Written exercise:
The entries below contain a line with "Write a Python" and a line with "import plotly.graph_objects as go". Quote exactly those two lines and all lines between them.

Entries provided:

..........

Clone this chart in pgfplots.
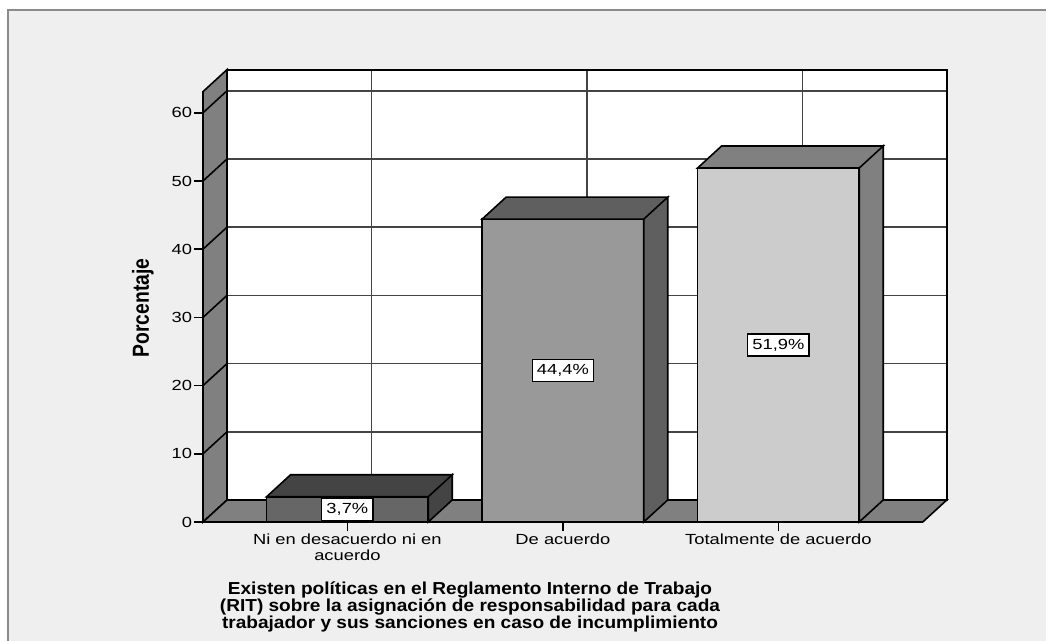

..........

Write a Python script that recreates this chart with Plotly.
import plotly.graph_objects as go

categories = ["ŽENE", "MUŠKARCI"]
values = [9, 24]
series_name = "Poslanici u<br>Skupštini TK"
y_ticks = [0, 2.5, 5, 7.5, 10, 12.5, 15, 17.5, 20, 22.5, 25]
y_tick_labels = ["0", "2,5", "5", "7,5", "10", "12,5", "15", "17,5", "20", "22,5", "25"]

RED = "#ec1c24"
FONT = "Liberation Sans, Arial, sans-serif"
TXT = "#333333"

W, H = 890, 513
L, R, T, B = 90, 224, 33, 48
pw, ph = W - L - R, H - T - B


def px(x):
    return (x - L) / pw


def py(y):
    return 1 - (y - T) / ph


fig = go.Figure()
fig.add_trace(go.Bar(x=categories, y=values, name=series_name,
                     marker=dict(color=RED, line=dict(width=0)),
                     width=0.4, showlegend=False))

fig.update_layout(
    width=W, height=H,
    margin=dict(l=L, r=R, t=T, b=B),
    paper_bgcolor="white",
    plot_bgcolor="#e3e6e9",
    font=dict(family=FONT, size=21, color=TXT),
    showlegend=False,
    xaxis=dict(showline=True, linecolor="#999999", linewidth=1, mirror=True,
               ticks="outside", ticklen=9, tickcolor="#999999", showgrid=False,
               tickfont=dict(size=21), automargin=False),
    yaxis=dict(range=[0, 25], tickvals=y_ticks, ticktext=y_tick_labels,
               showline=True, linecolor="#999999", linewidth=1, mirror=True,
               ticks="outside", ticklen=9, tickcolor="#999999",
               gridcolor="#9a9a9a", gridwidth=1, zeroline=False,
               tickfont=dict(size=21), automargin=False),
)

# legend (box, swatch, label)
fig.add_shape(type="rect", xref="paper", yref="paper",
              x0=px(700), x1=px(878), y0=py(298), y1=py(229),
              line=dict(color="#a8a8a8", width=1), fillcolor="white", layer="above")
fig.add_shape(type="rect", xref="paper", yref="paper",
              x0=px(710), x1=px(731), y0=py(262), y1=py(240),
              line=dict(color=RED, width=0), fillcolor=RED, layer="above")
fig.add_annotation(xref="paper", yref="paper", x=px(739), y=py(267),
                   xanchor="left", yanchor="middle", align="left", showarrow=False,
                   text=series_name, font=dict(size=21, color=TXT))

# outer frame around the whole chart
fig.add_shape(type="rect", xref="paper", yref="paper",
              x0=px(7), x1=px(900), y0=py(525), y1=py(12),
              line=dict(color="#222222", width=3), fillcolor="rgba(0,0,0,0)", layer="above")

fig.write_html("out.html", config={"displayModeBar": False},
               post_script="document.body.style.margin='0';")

..........

Full response:
Write a Python script that recreates this chart with Plotly.
import plotly.graph_objects as go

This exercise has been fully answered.